1.  Porous Polymer PLOT columns. Although these columns are named Rt-Q-Bond, Rt-QS-Bond, Rt-S-Bond, and Rt-U-Bond, water will not damage these columns (or their MXT equivalents). However, never inject water into any Alumina or Molecular Sieve PLOT columns, as they will absorb the water leading to loss of compound separation and retention. (Note: if this happens, don’t be alarmed, this is a reversible process. Columns can be regenerated by heating to their maximum temperature for several hours to remove the water).

2.  If you must use a non-bonded, partially bonded, or high-polarity column for water injections, make sure the column temperature is kept high enough (greater than 80°C) to prevent water from condensing inside the column, or attach a Polar-Deactivated guard column (also known as a retention gap) prior to the analytical column. This will ensure that only water vapor reaches the analytical column.

Polar-Deactivated fused silica guard columns

As mentioned earlier, while water itself will usually not damage most bonded phase columns, non-volatile components in water-based samples, including particulates, salts, sugars, dissolved metal salts and/or suspended metals, can cause degradation of the column or adversely affect its performance. If you notice degradation in chromatography when analyzing water samples, determine if non-volatile impurities are causing the problem (inspect the injection port liner for residue) and take appropriate action to remove any impurities from the sample/extract prior to injection. This can be accomplished through a clean-up/filtration step during sample preparation. If you cannot clean/filter your sample prior to injection, make sure you use deactivated glass wool or a Carbofrit packed injection port liner.

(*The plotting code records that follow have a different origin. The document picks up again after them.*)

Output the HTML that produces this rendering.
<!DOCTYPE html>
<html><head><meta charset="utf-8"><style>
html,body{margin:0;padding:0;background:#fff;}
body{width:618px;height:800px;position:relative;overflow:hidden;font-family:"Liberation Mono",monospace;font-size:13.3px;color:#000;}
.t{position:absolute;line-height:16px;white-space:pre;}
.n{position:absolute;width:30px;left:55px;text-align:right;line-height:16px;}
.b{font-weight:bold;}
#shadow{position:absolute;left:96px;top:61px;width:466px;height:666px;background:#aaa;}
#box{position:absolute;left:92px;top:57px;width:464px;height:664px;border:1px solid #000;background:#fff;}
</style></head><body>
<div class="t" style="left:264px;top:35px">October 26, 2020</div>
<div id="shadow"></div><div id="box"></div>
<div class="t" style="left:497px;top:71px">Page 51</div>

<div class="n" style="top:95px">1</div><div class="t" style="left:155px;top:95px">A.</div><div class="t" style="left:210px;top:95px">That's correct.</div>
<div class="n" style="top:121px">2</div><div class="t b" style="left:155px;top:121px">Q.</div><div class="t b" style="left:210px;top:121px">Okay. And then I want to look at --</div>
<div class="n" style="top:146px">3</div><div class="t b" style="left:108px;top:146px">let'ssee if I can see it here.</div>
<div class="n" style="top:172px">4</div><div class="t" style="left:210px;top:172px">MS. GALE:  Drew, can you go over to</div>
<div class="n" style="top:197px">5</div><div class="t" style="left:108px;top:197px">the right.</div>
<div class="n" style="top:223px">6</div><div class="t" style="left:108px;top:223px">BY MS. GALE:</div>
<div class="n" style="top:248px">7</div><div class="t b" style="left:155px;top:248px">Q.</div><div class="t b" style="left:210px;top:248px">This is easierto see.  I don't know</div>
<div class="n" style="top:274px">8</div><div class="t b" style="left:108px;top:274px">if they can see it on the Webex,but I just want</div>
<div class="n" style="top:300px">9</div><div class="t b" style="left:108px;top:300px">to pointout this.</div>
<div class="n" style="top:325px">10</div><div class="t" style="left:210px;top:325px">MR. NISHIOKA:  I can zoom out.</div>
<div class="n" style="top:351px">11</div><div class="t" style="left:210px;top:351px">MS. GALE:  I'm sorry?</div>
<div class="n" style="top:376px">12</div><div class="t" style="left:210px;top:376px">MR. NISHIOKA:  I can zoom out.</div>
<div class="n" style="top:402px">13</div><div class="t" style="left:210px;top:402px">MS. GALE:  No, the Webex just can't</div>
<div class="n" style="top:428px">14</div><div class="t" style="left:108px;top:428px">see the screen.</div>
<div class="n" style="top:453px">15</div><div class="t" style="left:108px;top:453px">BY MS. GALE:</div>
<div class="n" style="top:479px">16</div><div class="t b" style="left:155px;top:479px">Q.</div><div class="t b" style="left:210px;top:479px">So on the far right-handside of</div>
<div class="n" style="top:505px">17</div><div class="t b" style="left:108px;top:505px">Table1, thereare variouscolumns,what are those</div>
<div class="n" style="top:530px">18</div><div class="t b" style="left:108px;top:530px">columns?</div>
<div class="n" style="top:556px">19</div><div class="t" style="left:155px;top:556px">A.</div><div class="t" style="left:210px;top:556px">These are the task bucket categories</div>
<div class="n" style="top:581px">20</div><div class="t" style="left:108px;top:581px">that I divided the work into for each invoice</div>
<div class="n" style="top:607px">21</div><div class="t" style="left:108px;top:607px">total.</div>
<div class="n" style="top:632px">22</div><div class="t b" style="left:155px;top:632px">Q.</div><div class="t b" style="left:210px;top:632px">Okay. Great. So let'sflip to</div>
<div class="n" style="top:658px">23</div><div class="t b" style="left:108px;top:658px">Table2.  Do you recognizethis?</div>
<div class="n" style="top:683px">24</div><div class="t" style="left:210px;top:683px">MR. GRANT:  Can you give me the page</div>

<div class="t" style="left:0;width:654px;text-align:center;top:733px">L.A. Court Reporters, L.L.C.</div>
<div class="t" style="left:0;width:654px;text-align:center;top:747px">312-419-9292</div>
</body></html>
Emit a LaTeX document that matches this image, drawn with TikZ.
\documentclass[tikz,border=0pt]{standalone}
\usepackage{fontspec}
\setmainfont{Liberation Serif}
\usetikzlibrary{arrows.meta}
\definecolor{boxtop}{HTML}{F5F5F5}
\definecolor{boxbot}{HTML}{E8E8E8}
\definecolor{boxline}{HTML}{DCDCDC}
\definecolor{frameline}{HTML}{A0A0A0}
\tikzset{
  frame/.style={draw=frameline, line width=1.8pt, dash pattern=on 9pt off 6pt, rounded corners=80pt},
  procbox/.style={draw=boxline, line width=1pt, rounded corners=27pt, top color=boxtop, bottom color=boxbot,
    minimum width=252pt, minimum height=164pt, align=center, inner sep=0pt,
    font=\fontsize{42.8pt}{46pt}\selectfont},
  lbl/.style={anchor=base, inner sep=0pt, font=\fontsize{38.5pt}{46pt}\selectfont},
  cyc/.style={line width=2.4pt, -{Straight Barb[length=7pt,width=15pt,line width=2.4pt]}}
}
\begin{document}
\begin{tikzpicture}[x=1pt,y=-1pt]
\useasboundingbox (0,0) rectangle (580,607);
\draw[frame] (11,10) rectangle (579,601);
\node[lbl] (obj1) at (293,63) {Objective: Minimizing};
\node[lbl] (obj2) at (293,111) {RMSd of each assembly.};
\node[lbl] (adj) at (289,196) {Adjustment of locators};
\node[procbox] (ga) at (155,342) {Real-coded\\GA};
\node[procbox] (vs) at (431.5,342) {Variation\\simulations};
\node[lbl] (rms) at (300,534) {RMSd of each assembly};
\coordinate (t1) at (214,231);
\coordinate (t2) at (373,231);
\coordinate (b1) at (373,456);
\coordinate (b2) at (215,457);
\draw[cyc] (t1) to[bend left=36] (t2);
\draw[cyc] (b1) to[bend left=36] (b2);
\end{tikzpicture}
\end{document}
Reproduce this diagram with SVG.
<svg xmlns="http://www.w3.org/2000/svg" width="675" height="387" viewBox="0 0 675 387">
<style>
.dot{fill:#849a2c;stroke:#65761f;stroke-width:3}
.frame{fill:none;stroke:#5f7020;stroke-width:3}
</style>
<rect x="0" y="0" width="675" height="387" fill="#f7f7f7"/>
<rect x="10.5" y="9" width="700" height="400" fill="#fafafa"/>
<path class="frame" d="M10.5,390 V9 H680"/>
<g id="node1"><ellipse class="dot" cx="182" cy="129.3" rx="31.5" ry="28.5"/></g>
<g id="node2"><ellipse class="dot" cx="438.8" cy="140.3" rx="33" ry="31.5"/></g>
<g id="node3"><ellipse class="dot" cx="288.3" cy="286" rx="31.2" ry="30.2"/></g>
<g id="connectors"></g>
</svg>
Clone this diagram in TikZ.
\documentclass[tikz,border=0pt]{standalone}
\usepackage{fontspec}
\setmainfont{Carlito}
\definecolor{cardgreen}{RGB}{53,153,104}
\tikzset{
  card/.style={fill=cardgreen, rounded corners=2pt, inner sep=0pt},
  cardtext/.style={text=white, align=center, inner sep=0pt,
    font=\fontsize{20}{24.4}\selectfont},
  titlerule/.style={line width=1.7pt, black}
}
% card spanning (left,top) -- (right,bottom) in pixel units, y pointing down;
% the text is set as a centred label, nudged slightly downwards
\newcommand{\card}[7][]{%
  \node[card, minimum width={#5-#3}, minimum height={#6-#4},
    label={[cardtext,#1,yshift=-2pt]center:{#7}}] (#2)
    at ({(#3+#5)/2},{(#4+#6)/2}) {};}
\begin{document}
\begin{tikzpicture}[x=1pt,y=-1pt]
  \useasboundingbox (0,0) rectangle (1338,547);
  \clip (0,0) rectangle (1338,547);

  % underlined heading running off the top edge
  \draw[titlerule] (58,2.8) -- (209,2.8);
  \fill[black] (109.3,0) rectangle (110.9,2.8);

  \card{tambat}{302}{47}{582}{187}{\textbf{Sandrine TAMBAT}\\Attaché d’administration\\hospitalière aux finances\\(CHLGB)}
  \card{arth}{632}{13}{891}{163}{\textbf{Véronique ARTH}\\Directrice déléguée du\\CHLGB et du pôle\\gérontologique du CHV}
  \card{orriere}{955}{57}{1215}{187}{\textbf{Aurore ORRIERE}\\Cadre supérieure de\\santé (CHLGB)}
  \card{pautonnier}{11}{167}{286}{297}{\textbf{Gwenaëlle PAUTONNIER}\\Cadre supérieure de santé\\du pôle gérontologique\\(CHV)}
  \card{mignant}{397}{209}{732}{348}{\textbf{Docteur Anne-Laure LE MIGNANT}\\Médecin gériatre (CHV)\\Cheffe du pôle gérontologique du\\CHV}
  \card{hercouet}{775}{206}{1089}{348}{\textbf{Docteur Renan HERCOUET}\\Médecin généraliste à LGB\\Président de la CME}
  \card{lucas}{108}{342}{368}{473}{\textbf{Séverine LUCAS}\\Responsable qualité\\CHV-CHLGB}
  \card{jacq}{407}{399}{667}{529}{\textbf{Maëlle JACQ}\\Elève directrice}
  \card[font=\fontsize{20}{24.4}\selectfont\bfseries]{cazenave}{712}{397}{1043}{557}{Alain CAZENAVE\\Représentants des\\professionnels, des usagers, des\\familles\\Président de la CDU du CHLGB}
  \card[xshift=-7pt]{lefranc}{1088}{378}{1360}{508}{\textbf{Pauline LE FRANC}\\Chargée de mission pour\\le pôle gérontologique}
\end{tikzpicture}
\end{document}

Everything written up to this point assumes you are injecting the water into a heated split/splitless injection port (containing a deactivated glass liner), and doing a split injection. Other injection techniques can be much more challenging when analyzing aqueous samples. On-column injections seem to be the most challenging. As a result, in tech service, we never recommend on-column injections of water samples. While some analysts have no trouble obtaining good chromatography and reproducible results doing on-column water injections, most analysts have multiple issues that seem impossible to correct. This is especially true for on-column injection ports that are only heated by the GC oven (and not heated independently).

While we are on the topic of on-column water injections, if you must do them, we strongly recommend using a Polar-deactivated guard column, even if using fully bonded stationary phases. This guard column (retention gap) will improve wettability when using non-polar stationary phases, and it will help keep non-volatile residue out of all columns, no matter the phase.

I would like to provide just a few final thoughts to those of you who need to analyze water samples via syringe injection.

First, injection port backflash is always a concern. Because water expands to more than 1400 times its liquid volume when vaporized, always inject the smallest volume possible (0.5µL or less) into the largest internal diameter injection port liner available for the make/model of your GC.

Second, I always recommend injecting water using split mode (with the largest split possible) rather than splitless mode (or Direct injection).

Finally, I usually recommend using a Gas-Tight (PTFE-tipped plunger) syringe as most customers report better reproducibility.


Hopefully you all have found my series on Capillary GC Column Killers informative. For those of you who may not have read Parts 1-3, the links are below:

Capillary GC Column Killers – Part 1

Capillary GC Column Killers – Part 2

Capillary GC Column Killers – Part 3

Although my list of capillary column killers is not all-inclusive, it does highlight several of the most common column-damaging situations. Hopefully, this information will provide valuable insight into protecting your capillary column from factors which are within the analyst’s control. Thank you.